TASK DESCRIPTION -> Beginning with the line that contains "What React, TypeScript", retype the entries below exactly, ending with the line that contains "Chart.register(...registerables);". Leave out any pictures.

DATA FOR THIS TASK ->
* * * * * * *

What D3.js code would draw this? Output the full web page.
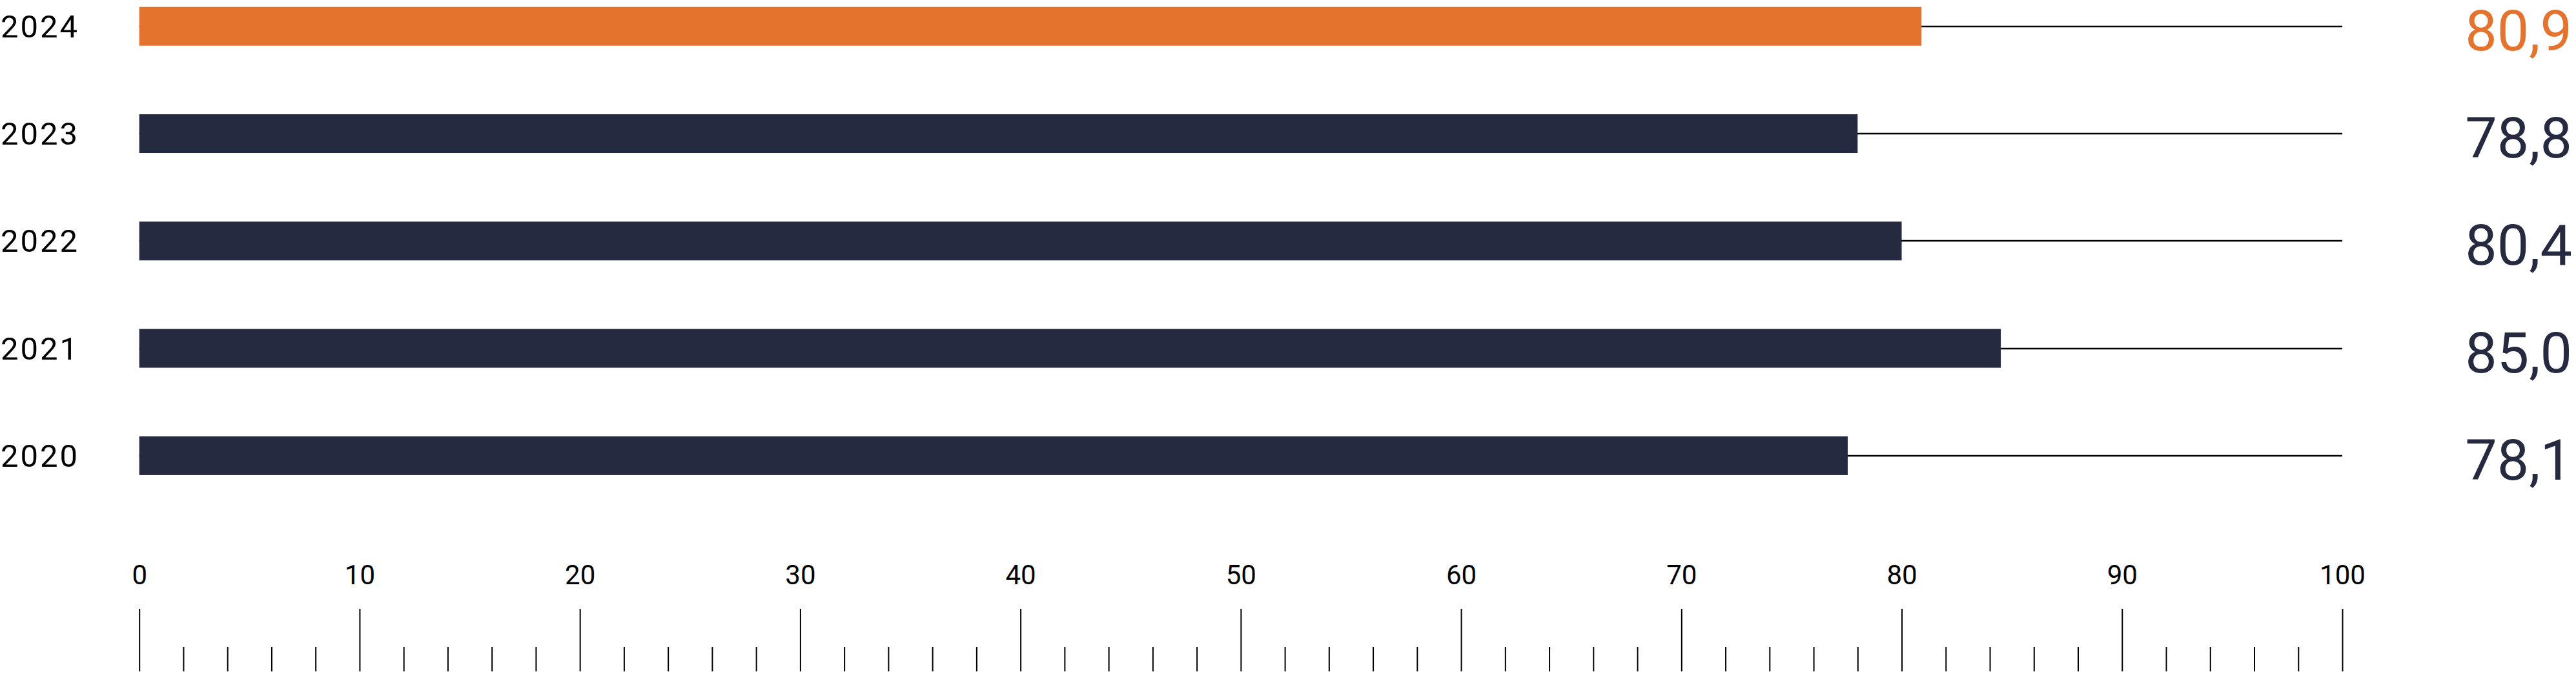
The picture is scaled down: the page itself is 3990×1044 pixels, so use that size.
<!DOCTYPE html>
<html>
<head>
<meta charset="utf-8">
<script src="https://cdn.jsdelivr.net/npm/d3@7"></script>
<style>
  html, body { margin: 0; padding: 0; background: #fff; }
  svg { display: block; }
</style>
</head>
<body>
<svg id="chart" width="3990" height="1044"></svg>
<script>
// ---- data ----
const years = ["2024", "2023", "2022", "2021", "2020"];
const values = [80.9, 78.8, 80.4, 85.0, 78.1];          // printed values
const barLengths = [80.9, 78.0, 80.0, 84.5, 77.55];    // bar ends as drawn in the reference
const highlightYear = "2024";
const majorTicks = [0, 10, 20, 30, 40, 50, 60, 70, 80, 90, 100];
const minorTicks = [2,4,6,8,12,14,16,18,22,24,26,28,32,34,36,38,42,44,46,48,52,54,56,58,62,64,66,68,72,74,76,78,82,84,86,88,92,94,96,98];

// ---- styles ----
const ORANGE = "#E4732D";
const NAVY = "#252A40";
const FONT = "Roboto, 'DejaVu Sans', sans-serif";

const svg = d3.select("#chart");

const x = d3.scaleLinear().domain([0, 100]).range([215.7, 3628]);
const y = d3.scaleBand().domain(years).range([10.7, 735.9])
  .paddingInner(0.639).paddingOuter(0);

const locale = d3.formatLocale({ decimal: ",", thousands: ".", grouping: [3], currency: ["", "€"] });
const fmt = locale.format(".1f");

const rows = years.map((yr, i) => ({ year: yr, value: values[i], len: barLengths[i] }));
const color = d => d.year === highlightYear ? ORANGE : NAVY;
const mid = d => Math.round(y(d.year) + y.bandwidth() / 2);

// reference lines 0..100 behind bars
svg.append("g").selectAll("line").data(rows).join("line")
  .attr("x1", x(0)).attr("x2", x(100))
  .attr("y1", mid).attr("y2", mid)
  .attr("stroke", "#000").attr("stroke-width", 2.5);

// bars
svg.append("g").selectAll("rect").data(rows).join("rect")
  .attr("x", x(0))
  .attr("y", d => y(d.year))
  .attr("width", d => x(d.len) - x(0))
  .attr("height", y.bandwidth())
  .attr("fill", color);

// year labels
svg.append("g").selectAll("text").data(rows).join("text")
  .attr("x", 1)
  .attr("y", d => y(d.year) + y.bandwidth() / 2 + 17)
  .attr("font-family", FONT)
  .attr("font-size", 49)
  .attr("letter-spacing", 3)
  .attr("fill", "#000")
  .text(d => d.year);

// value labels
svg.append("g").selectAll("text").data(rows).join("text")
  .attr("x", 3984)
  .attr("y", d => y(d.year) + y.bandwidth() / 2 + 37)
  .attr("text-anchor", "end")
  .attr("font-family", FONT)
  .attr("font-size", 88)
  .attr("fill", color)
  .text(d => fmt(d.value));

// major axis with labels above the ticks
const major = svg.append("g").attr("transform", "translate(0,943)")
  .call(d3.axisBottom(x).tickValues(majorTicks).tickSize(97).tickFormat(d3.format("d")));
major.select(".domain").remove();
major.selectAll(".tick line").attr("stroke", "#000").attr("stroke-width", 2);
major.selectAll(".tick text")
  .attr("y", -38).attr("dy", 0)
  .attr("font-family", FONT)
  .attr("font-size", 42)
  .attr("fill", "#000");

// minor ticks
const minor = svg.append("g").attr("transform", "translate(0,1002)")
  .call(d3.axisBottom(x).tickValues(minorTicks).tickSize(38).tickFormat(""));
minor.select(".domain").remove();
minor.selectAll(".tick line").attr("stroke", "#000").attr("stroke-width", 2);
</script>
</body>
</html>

* * * * * * *

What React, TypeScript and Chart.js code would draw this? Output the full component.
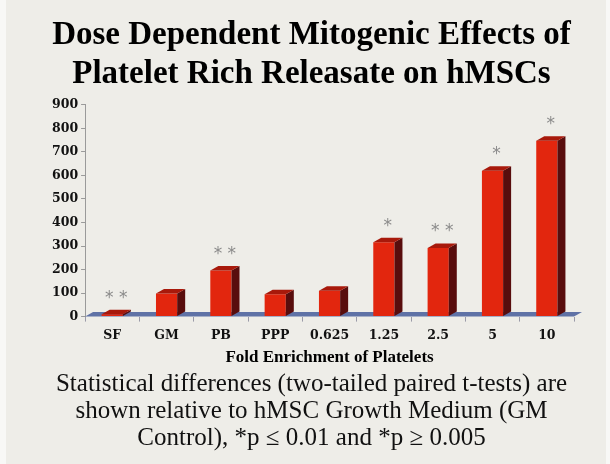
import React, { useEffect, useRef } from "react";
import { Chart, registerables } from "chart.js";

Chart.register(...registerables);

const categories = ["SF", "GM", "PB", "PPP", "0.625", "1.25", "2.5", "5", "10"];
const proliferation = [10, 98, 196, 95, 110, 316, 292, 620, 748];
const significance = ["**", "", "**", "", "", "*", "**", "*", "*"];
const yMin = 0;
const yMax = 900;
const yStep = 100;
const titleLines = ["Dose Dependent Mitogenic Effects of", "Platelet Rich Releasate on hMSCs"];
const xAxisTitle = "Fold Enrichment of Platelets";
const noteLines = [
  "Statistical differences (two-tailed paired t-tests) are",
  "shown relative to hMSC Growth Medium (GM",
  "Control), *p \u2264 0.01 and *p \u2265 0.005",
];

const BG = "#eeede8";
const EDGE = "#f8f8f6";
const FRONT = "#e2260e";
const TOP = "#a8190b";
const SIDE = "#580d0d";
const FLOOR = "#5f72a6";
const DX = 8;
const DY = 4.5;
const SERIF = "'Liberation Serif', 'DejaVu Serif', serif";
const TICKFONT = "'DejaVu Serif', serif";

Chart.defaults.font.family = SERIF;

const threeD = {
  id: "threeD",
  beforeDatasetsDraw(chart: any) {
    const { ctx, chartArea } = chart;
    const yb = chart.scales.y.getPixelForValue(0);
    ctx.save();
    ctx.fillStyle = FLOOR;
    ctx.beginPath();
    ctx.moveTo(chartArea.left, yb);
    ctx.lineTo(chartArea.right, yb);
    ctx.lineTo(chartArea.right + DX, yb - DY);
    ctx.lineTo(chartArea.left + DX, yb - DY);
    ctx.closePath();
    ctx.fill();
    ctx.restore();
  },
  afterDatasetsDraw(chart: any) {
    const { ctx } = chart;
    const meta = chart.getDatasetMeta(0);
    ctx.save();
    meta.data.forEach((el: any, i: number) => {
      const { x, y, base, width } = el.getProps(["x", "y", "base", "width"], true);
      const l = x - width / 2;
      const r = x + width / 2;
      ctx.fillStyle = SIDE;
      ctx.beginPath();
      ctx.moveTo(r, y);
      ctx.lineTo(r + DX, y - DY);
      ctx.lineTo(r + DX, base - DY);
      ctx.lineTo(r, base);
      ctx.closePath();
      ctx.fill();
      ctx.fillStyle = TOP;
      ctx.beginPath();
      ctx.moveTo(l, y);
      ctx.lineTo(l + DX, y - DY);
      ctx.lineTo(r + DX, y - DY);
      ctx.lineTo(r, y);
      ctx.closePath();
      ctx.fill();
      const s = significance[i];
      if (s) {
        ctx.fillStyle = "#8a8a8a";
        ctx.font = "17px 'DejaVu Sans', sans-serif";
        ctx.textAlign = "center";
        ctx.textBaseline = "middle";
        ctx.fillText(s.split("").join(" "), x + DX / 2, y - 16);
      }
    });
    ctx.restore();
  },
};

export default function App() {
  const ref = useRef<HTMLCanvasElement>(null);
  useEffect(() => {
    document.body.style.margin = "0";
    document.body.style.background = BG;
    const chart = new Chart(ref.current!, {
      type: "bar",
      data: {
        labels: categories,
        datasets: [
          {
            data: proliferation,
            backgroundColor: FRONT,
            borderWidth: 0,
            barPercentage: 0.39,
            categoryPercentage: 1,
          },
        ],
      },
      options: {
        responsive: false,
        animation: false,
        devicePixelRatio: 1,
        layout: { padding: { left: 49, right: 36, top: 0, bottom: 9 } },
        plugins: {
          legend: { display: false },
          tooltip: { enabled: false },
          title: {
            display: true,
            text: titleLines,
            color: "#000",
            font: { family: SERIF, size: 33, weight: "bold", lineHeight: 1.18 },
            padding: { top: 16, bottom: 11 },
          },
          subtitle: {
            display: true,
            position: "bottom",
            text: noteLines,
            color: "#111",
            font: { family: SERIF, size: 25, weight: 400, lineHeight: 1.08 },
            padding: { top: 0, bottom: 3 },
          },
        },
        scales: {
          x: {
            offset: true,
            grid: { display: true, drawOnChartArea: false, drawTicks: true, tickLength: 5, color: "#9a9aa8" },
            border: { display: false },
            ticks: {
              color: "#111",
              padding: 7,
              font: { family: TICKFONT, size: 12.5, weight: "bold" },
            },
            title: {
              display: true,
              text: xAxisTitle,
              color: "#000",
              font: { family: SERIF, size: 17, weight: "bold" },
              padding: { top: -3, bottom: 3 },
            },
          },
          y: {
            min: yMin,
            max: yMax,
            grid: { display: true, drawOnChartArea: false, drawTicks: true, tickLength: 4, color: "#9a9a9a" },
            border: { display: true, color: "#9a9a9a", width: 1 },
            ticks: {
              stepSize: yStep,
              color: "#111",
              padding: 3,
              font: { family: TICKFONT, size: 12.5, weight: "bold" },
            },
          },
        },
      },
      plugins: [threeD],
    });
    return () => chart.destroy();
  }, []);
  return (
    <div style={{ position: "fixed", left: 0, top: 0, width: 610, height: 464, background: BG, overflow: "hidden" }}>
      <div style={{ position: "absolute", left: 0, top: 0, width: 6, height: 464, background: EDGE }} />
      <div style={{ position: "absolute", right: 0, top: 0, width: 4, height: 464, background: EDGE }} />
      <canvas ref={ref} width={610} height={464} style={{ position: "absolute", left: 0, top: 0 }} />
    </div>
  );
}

* * * * * * *

CORRECT ANSWER ->
What React, TypeScript and Chart.js code would draw this? Output the full component.
import React, { useEffect, useRef } from "react";
import { Chart, registerables } from "chart.js";

Chart.register(...registerables);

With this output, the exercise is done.